L’HUMANITE DIMANCHE
Le Front de gauche tient, les 24 et 25 septembre, ses journées parlementaires. À cette occasion, André Chassaigne, président du groupe GDR à l'Assemblée, explique pourquoi il faut « désintoxiquer » le pays de la finance et travailler avec les députés de gauche critiques à l'égard du gouvernement.
HD. Quel est l'état d'esprit des députés du front de gauche en cette rentrée parlementaire ?
André CHASSAIGNE.
Nous n'avons aucune illusion sur un changement de cap de la politique menée par le gouvernement. Mais nous conservons notre détermination à combattre sa dérive libérale menée sans complexe. Et nous ne lâcherons pas dans notre volonté d'infléchir ses orientations, notamment pour le dissuader de servir une nouvelle fois la soupe à un MEDEF mis en appétit par le rapport Combrexelle. Tout est fait aujourd'hui pour transformer notre droit du travail en bouc émissaire des difficultés économiques. Nous aurons une parole forte pour expliquer que les difficultés viennent de l'absence d'une harmonisation sociale de haut niveau en Europe et du triomphe de la logique du marché qui n'a cure de l'économie réelle et de l'emploi. Expliquer aussi que la conférence de Paris sur le climat ne pourra aboutir si nous ne posons pas collectivement le constat de l'impasse sociale et écologique dans laquelle nous conduit le modèle économique actuel.

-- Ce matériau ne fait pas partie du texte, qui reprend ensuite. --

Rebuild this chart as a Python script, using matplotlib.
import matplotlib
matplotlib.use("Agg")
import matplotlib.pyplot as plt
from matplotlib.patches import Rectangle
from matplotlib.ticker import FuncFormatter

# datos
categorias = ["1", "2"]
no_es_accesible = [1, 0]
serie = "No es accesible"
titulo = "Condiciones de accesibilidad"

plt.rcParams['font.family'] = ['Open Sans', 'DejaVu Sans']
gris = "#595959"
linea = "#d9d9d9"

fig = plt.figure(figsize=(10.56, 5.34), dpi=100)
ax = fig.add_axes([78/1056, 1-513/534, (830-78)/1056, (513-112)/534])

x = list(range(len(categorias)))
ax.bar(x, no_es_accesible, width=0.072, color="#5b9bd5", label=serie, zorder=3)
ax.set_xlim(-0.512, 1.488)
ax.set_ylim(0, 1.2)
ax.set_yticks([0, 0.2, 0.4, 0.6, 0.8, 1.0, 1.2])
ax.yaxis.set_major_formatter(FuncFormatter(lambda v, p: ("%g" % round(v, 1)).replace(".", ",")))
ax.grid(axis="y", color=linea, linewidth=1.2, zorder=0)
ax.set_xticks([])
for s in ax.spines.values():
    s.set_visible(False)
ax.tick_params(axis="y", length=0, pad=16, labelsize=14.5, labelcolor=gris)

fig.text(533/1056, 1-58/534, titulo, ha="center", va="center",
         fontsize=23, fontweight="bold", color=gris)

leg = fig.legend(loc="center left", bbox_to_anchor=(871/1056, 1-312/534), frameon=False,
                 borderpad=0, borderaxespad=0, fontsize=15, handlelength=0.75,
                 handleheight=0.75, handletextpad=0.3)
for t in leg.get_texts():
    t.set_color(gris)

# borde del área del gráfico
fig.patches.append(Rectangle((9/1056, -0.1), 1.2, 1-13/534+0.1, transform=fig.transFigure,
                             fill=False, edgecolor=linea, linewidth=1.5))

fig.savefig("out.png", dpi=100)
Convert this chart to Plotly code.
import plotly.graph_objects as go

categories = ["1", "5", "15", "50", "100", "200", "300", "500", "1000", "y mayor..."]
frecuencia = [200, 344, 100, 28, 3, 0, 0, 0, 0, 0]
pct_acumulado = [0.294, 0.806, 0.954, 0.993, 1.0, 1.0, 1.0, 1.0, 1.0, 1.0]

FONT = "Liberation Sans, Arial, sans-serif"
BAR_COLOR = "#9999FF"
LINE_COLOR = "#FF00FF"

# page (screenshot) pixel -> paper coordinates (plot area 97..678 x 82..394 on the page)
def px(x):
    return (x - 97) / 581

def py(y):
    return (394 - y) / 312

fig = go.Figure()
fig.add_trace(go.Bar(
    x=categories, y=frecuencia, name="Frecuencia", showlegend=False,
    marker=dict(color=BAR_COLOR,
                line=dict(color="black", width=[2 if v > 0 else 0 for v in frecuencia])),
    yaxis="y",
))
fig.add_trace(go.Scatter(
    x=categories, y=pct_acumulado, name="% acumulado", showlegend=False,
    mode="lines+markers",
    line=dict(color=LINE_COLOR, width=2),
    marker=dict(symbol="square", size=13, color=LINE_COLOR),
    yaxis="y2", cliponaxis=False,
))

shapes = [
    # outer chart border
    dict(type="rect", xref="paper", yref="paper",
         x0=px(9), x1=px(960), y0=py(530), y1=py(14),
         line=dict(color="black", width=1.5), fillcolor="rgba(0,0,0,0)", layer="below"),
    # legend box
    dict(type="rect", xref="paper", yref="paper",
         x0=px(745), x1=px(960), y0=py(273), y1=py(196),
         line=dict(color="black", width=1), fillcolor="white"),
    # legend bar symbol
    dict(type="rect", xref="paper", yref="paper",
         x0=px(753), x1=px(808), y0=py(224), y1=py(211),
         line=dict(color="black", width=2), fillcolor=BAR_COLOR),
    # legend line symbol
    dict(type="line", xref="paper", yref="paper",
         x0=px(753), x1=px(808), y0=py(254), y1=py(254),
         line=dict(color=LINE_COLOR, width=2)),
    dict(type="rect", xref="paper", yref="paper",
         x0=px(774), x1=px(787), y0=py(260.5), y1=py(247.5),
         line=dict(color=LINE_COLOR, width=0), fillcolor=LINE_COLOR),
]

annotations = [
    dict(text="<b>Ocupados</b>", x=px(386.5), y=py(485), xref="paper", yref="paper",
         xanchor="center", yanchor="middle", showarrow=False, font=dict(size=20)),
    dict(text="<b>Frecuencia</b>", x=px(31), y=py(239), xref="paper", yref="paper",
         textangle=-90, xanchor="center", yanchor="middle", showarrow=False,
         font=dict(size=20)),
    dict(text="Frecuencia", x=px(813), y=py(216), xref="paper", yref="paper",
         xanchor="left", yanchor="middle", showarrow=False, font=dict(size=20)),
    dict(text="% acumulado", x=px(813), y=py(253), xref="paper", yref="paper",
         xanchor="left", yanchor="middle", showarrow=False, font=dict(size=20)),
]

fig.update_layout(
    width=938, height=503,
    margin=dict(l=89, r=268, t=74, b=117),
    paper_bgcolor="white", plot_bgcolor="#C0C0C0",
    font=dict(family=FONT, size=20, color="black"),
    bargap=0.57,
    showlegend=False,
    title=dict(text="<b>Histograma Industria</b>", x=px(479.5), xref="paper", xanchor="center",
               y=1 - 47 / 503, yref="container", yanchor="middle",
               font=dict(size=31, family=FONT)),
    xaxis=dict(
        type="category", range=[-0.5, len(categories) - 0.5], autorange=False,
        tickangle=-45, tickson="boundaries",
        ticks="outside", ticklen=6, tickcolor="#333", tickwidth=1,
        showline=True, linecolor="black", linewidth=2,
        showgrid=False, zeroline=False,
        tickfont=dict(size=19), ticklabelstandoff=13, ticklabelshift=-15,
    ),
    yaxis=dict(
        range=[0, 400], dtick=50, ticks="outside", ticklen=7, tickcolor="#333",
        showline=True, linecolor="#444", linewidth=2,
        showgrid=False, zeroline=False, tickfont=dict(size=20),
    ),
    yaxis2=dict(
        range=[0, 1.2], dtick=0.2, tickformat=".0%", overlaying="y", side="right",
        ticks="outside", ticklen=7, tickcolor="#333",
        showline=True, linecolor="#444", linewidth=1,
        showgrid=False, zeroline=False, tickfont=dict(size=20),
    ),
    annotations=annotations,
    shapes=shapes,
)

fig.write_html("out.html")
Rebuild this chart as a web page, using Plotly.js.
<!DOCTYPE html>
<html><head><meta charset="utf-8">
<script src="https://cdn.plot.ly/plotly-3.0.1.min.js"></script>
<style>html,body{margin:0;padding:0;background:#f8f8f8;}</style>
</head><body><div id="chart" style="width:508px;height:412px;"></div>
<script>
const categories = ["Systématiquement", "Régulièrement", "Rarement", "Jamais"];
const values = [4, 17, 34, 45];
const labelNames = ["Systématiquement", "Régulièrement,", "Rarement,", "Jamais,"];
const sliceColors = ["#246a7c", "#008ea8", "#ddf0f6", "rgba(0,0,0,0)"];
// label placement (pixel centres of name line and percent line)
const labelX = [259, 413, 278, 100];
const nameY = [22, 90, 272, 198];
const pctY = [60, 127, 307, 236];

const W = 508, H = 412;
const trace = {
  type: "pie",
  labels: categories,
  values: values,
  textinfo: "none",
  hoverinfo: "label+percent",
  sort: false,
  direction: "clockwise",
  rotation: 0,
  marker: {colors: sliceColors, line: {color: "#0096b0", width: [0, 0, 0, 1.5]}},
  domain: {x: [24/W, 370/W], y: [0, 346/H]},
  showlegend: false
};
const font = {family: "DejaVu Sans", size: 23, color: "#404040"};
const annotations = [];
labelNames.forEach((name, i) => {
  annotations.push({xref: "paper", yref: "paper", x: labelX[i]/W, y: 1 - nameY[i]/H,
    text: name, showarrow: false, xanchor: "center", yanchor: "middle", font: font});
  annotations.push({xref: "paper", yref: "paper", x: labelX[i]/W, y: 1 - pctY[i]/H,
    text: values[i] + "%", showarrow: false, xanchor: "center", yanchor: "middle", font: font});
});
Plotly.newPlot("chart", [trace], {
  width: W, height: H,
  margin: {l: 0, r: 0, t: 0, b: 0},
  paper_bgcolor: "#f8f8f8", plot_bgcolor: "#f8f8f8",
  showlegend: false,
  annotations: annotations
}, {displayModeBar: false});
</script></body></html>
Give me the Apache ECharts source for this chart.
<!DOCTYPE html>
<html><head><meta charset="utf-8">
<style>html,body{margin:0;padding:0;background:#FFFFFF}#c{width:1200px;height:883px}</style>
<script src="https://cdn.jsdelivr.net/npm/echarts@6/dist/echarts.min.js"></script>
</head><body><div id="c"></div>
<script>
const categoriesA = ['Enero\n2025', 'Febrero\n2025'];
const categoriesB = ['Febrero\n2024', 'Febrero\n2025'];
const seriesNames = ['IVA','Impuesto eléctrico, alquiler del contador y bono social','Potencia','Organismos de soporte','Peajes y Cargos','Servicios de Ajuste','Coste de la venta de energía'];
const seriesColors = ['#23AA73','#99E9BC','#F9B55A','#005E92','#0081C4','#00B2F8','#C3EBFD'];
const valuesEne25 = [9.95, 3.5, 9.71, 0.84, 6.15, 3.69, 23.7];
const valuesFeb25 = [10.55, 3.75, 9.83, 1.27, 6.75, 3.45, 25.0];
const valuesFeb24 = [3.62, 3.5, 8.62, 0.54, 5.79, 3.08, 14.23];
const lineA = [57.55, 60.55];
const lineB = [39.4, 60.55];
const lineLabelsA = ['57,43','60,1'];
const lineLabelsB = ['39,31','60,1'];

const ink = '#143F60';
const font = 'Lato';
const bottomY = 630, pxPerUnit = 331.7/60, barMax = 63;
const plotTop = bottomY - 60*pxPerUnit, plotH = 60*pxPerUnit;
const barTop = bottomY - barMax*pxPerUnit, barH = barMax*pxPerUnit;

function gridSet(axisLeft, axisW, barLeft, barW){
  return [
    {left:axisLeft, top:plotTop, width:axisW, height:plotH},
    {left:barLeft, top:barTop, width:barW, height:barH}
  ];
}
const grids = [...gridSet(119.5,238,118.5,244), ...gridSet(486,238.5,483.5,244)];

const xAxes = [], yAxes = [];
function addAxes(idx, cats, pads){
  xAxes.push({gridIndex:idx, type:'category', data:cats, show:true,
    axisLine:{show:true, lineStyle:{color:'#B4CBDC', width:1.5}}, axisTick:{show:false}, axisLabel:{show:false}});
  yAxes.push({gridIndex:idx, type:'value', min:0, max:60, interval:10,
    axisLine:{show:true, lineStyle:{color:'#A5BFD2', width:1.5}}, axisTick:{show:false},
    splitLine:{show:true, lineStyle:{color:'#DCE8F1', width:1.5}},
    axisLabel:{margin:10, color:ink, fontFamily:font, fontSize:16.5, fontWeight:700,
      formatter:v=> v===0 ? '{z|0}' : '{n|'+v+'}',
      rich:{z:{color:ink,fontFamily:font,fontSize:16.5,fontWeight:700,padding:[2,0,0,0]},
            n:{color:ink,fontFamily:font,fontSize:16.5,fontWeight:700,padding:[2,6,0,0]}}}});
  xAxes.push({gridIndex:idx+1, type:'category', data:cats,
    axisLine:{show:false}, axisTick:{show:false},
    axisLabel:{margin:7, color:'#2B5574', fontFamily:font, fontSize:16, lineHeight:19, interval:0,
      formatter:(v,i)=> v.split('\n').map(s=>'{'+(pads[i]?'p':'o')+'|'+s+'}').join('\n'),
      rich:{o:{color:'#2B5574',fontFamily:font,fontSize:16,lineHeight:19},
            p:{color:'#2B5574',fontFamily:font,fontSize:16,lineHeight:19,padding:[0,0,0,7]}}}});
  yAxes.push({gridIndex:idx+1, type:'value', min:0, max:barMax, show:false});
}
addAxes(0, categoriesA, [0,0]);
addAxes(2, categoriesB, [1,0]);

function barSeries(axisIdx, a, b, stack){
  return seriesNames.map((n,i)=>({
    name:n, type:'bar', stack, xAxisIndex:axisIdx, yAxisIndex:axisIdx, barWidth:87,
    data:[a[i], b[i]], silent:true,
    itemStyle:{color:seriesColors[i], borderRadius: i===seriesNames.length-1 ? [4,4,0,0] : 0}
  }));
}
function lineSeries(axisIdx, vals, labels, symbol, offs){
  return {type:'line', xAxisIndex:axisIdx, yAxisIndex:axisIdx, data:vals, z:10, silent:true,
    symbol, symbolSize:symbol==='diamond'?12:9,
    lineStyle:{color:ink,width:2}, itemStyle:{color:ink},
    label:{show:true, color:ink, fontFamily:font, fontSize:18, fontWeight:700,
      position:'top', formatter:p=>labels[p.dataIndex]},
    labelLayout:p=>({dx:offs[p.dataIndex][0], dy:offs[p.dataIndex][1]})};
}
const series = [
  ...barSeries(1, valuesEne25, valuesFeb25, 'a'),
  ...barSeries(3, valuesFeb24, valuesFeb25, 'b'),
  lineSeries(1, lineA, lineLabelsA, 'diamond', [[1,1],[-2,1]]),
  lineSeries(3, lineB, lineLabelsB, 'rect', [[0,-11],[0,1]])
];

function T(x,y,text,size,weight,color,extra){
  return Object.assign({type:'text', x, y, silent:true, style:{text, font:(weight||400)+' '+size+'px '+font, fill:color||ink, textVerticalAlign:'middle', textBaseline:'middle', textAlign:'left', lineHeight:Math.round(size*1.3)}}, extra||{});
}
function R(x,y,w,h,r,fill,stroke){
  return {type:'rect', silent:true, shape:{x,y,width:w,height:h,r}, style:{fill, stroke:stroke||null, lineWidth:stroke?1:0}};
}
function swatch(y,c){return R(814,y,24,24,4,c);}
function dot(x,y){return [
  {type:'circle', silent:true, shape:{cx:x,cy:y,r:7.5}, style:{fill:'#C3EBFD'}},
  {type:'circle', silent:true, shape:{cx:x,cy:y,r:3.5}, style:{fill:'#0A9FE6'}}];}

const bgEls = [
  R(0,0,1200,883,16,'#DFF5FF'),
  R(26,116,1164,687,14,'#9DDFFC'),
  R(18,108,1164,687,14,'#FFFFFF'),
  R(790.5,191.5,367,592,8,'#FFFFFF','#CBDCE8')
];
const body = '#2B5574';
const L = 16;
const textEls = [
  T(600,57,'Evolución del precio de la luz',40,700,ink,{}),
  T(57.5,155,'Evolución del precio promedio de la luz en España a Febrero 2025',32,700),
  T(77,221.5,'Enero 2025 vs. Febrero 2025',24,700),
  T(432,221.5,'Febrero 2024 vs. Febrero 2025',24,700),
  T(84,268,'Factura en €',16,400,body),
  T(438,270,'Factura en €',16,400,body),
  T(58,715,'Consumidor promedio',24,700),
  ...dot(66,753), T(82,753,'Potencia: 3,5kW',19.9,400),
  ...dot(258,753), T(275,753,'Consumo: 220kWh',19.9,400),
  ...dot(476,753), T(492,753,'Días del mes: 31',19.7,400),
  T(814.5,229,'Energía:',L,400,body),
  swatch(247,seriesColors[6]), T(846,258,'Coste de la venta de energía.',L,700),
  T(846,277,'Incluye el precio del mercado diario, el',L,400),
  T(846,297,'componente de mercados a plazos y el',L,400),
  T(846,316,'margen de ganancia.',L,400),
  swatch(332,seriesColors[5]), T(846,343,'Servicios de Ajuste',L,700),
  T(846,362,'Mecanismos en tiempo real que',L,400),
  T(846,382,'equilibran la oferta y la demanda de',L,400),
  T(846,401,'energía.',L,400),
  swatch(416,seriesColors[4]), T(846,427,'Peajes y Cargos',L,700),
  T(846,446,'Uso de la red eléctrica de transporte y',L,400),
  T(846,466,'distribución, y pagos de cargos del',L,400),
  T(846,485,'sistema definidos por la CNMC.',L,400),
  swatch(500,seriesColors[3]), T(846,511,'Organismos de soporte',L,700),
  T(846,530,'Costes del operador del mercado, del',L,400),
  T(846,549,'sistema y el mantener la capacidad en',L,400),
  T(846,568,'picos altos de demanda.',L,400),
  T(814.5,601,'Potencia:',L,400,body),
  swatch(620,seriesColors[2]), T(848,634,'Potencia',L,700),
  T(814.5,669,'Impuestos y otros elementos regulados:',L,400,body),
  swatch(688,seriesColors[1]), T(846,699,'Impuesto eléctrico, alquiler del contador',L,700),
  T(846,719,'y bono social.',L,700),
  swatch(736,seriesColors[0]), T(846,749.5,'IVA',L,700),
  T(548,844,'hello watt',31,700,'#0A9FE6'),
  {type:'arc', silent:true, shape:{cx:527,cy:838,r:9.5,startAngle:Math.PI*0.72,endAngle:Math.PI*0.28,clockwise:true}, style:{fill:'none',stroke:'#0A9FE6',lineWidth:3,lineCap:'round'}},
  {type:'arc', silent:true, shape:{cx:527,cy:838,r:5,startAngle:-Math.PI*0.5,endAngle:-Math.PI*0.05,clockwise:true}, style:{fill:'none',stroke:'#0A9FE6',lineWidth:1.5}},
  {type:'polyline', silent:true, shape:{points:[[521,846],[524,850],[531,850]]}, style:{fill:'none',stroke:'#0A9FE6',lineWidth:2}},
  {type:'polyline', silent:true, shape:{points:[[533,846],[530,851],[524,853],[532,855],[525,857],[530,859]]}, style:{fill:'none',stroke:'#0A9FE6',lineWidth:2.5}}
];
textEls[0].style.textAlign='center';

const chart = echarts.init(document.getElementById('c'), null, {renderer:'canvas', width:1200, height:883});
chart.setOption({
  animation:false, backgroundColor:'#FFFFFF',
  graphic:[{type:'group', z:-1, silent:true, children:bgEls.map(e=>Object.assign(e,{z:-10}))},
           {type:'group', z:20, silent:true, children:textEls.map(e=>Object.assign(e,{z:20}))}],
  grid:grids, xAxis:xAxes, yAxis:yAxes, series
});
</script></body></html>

HD. Le débat budgétaire est le grand rendez-vous parlementaire de cet automne, comment allez-vous l'aborder ?
André CHASSAIGNE.
Le gouvernement vient d'annoncer qu'il abandonnait le projet d'une grande réforme fiscale, pourtant si nécessaire à notre pays. Dans le même temps, il confirme les orientations du funeste « pacte de responsabilité » qui permettra aux entreprises de bénéficier d'une baisse de leurs prélèvements de 41 milliards d'euros en 2017. C'est inacceptable ! Notre système fiscal est profondément injuste et inefficace. Une politique de gauche serait de le rendre plus progressif, plus transparent et de mettre à contribution ceux qui en ont les moyens, les grandes entreprises et les foyers les plus fortunés, pour permettre à l'État et aux collectivités de mener une politique ambitieuse. Nous continuerons aussi à porter avec force nos propositions pour « désintoxiquer » notre pays des marchés financiers, favoriser l'investissement utile et créateur d'emploi, lutter contre la fraude et l'optimisation fiscales. Nous agirons pour qu'elles puissent faire l'objet d'initiatives communes dans l'hémicycle. C'est une étape essentielle à la construction de l'alternative à la politique libérale du gouvernement.
HD. vous parlez d'initiatives communes avec d'autres députés : sous quelle forme ? Un nouveau groupe ?
André CHASSAIGNE.
Nous travaillons aujourd'hui au sein d'un groupe qui réunit deux composantes : les députés du Front de gauche et les députés ultramarins. Ce groupe de la Gauche démocrate et républicaine rassemble déjà des parlementaires de gauche libres dans leur expression. C'est sans doute ce qui fait sa force... et sa bonne santé ! Au-delà du groupe, sans se laisser impressionner par les déclarations du premier ministre proclamant qu'il n'y a pas d'alternative à gauche, les députés du Front de gauche multiplient les démarches pour faire émerger cette alternative constructive et force de propositions. Un exemple : lors du projet de loi Macron et du vote sur l'article 49-3, nous avons proposé à tous les « frondeurs » et aux « écolos » de porter une motion de censure de gauche. Nous avons, certes, échoué mais nous somme s convaincus que cette nécessité de construire des convergences finira par s'imposer tant elle est attendue par les citoyens. Aussi, en cette rentrée, nous avons décidé de concrétiser une collaboration avec d'autres députés de gauche en rupture avec la politique gouvernementale. Elle se traduira par des rencontres régulières pour un travail parlementaire commun. Quant à la construction d'un nouveau groupe, c'est un objectif que nous n'écartons pas. Mais pour que ce ne soit pas une simple alliance de circonstance, une telle démarche ne peut s'inscrire que dans un processus de travail collectif sur un projet commun. C'est ce que nous mettons en œuvre.